— BEGIN Supplied material —

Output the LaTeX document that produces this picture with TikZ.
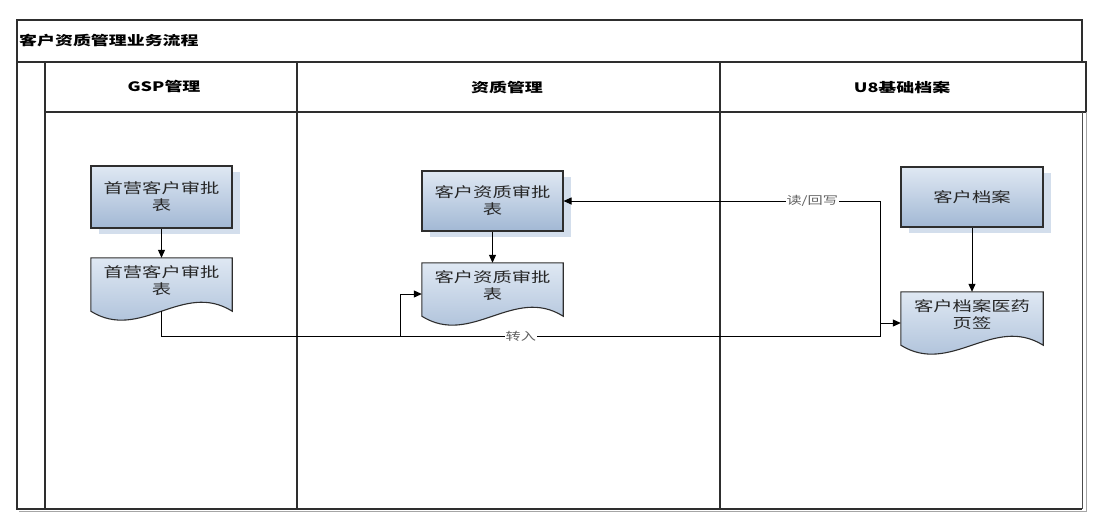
\documentclass[tikz,border=0pt]{standalone}
\usepackage{fontspec}
\usepackage{graphicx}
\setmainfont{Noto Sans CJK SC}
\usetikzlibrary{arrows.meta,calc,shadows}
\definecolor{boxtop}{HTML}{DFE8F3}
\definecolor{boxbot}{HTML}{A2B8D4}
\definecolor{shadowblue}{HTML}{D3DEEC}
\definecolor{framec}{HTML}{2E2E2E}
\definecolor{lblgray}{HTML}{606060}
\newcommand{\sx}[1]{\scalebox{1.38}[1]{#1}}
\newcommand{\docshape}[1]{%
  \path[docstyle] (#1.north west) -- (#1.north east) -- ($(#1.south east)+(0,8)$)
    .. controls ($(#1.south west)!0.65!(#1.south east)+(0,-23)$) and ($(#1.south west)!0.35!(#1.south east)+(0,39)$) ..
    ($(#1.south west)+(0,8)$) -- cycle;}
\tikzset{
  frame/.style={draw=framec, line width=1.1pt},
  procbox/.style={draw=framec, line width=1.1pt, top color=boxtop, bottom color=boxbot,
    minimum width=141pt, inner sep=0pt, align=center, font=\fontsize{14}{17}\selectfont, text=black!85,
    drop shadow={shadow xshift=8pt, shadow yshift=-6pt, fill=shadowblue, opacity=1}},
  docbox/.style={draw=none, minimum width=141pt, minimum height=45pt, inner sep=0pt, align=center,
    font=\fontsize{14}{17}\selectfont, text=black!85},
  docstyle/.style={draw=framec, line width=1.1pt, top color=boxtop, bottom color=boxbot},
  arr/.style={draw=black, line width=1pt, -{Triangle[length=8pt,width=7pt]}},
  lbl/.style={fill=white, inner sep=1pt, text=lblgray, font=\fontsize{11}{13}\selectfont},
  headlbl/.style={font=\bfseries\fontsize{13}{15}\selectfont, inner sep=0pt}
}
\begin{document}
\begin{tikzpicture}[x=1pt,y=-1pt]
\useasboundingbox (0,0) rectangle (1099,520);
% pool frame
\draw[frame] (17,20) rectangle (1082,62);
\node[headlbl, anchor=west] (title) at (19,41) {\sx{客户资质管理业务流程}};
\draw[frame] (17,62) -- (17,509) -- (1082,509);
\draw[frame] (45,62) -- (45,509);
\draw[frame] (45,62) rectangle (1086,112);
\draw[frame] (297,62) -- (297,509);
\draw[frame] (720,62) -- (720,509);
\draw[draw=gray!60!black, line width=1pt] (1082,112) -- (1082,509);
\draw[draw=gray!70, line width=1pt] (1086,112) -- (1086,511) -- (19,511);
\node[headlbl] (h1) at (164,87) {\sx{GSP管理}};
\node[headlbl] (h2) at (507,87) {\sx{资质管理}};
\node[headlbl] (h3) at (902,87) {\sx{U8基础档案}};
% process boxes
\node[procbox, minimum height=62pt] (p1) at (161.5,197) {\sx{首营客户审批}\\\sx{表}};
\node[procbox, minimum height=60pt] (p2) at (492.5,201) {\sx{客户资质审批}\\\sx{表}};
\node[procbox, minimum height=60pt, minimum width=142pt] (p3) at (972,197) {\sx{客户档案}};
% documents
\node[docbox] (d1) at (161.5,280.5) {};
\node[docbox] (d2) at (492.5,285.5) {};
\node[docbox, minimum width=142pt] (d3) at (972,314.5) {};
\docshape{d1}
\docshape{d2}
\docshape{d3}
\node[docbox] (t1) at (d1) {\sx{首营客户审批}\\\sx{表}};
\node[docbox] (t2) at (d2) {\sx{客户资质审批}\\\sx{表}};
\node[docbox, minimum width=142pt] (t3) at (d3) {\sx{客户档案医药}\\\sx{页签}};
% connector coordinates
\coordinate (d1b) at ($(d1.south)+(0,8)$);
\coordinate (j1) at (400,336);
\coordinate (j2) at (880,336);
\coordinate (j3) at (880,323);
\coordinate (d2in) at ($(d2.west)+(0,8.5)$);
\coordinate (d3in) at ($(d3.west)+(0,8.5)$);
% connectors
\draw[arr] (p1.south) -- (d1.north);
\draw[arr] (p2.south) -- (d2.north);
\draw[arr] (p3.south) -- (d3.north);
\draw[arr] (d1b) |- (j2) node[lbl, pos=0.75] {\sx{转入}} |- (d3in);
\draw[arr] (j1) |- (d2in);
\draw[arr] (j3) |- (p2.east) node[lbl, pos=0.607] {\sx{读/回写}};
\end{tikzpicture}
\end{document}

— END Supplied material —

Problem requirements »
Transcribe the listing in full and omit the pictures.

Correct response »
Output the LaTeX document that produces this picture with TikZ.
\documentclass[tikz,border=0pt]{standalone}
\usepackage{fontspec}
\usepackage{graphicx}
\setmainfont{Noto Sans CJK SC}
\usetikzlibrary{arrows.meta,calc,shadows}
\definecolor{boxtop}{HTML}{DFE8F3}
\definecolor{boxbot}{HTML}{A2B8D4}
\definecolor{shadowblue}{HTML}{D3DEEC}
\definecolor{framec}{HTML}{2E2E2E}
\definecolor{lblgray}{HTML}{606060}
\newcommand{\sx}[1]{\scalebox{1.38}[1]{#1}}
\newcommand{\docshape}[1]{%
  \path[docstyle] (#1.north west) -- (#1.north east) -- ($(#1.south east)+(0,8)$)
    .. controls ($(#1.south west)!0.65!(#1.south east)+(0,-23)$) and ($(#1.south west)!0.35!(#1.south east)+(0,39)$) ..
    ($(#1.south west)+(0,8)$) -- cycle;}
\tikzset{
  frame/.style={draw=framec, line width=1.1pt},
  procbox/.style={draw=framec, line width=1.1pt, top color=boxtop, bottom color=boxbot,
    minimum width=141pt, inner sep=0pt, align=center, font=\fontsize{14}{17}\selectfont, text=black!85,
    drop shadow={shadow xshift=8pt, shadow yshift=-6pt, fill=shadowblue, opacity=1}},
  docbox/.style={draw=none, minimum width=141pt, minimum height=45pt, inner sep=0pt, align=center,
    font=\fontsize{14}{17}\selectfont, text=black!85},
  docstyle/.style={draw=framec, line width=1.1pt, top color=boxtop, bottom color=boxbot},
  arr/.style={draw=black, line width=1pt, -{Triangle[length=8pt,width=7pt]}},
  lbl/.style={fill=white, inner sep=1pt, text=lblgray, font=\fontsize{11}{13}\selectfont},
  headlbl/.style={font=\bfseries\fontsize{13}{15}\selectfont, inner sep=0pt}
}
\begin{document}
\begin{tikzpicture}[x=1pt,y=-1pt]
\useasboundingbox (0,0) rectangle (1099,520);
% pool frame
\draw[frame] (17,20) rectangle (1082,62);
\node[headlbl, anchor=west] (title) at (19,41) {\sx{客户资质管理业务流程}};
\draw[frame] (17,62) -- (17,509) -- (1082,509);
\draw[frame] (45,62) -- (45,509);
\draw[frame] (45,62) rectangle (1086,112);
\draw[frame] (297,62) -- (297,509);
\draw[frame] (720,62) -- (720,509);
\draw[draw=gray!60!black, line width=1pt] (1082,112) -- (1082,509);
\draw[draw=gray!70, line width=1pt] (1086,112) -- (1086,511) -- (19,511);
\node[headlbl] (h1) at (164,87) {\sx{GSP管理}};
\node[headlbl] (h2) at (507,87) {\sx{资质管理}};
\node[headlbl] (h3) at (902,87) {\sx{U8基础档案}};
% process boxes
\node[procbox, minimum height=62pt] (p1) at (161.5,197) {\sx{首营客户审批}\\\sx{表}};
\node[procbox, minimum height=60pt] (p2) at (492.5,201) {\sx{客户资质审批}\\\sx{表}};
\node[procbox, minimum height=60pt, minimum width=142pt] (p3) at (972,197) {\sx{客户档案}};
% documents
\node[docbox] (d1) at (161.5,280.5) {};
\node[docbox] (d2) at (492.5,285.5) {};
\node[docbox, minimum width=142pt] (d3) at (972,314.5) {};
\docshape{d1}
\docshape{d2}
\docshape{d3}
\node[docbox] (t1) at (d1) {\sx{首营客户审批}\\\sx{表}};
\node[docbox] (t2) at (d2) {\sx{客户资质审批}\\\sx{表}};
\node[docbox, minimum width=142pt] (t3) at (d3) {\sx{客户档案医药}\\\sx{页签}};
% connector coordinates
\coordinate (d1b) at ($(d1.south)+(0,8)$);
\coordinate (j1) at (400,336);
\coordinate (j2) at (880,336);
\coordinate (j3) at (880,323);
\coordinate (d2in) at ($(d2.west)+(0,8.5)$);
\coordinate (d3in) at ($(d3.west)+(0,8.5)$);
% connectors
\draw[arr] (p1.south) -- (d1.north);
\draw[arr] (p2.south) -- (d2.north);
\draw[arr] (p3.south) -- (d3.north);
\draw[arr] (d1b) |- (j2) node[lbl, pos=0.75] {\sx{转入}} |- (d3in);
\draw[arr] (j1) |- (d2in);
\draw[arr] (j3) |- (p2.east) node[lbl, pos=0.607] {\sx{读/回写}};
\end{tikzpicture}
\end{document}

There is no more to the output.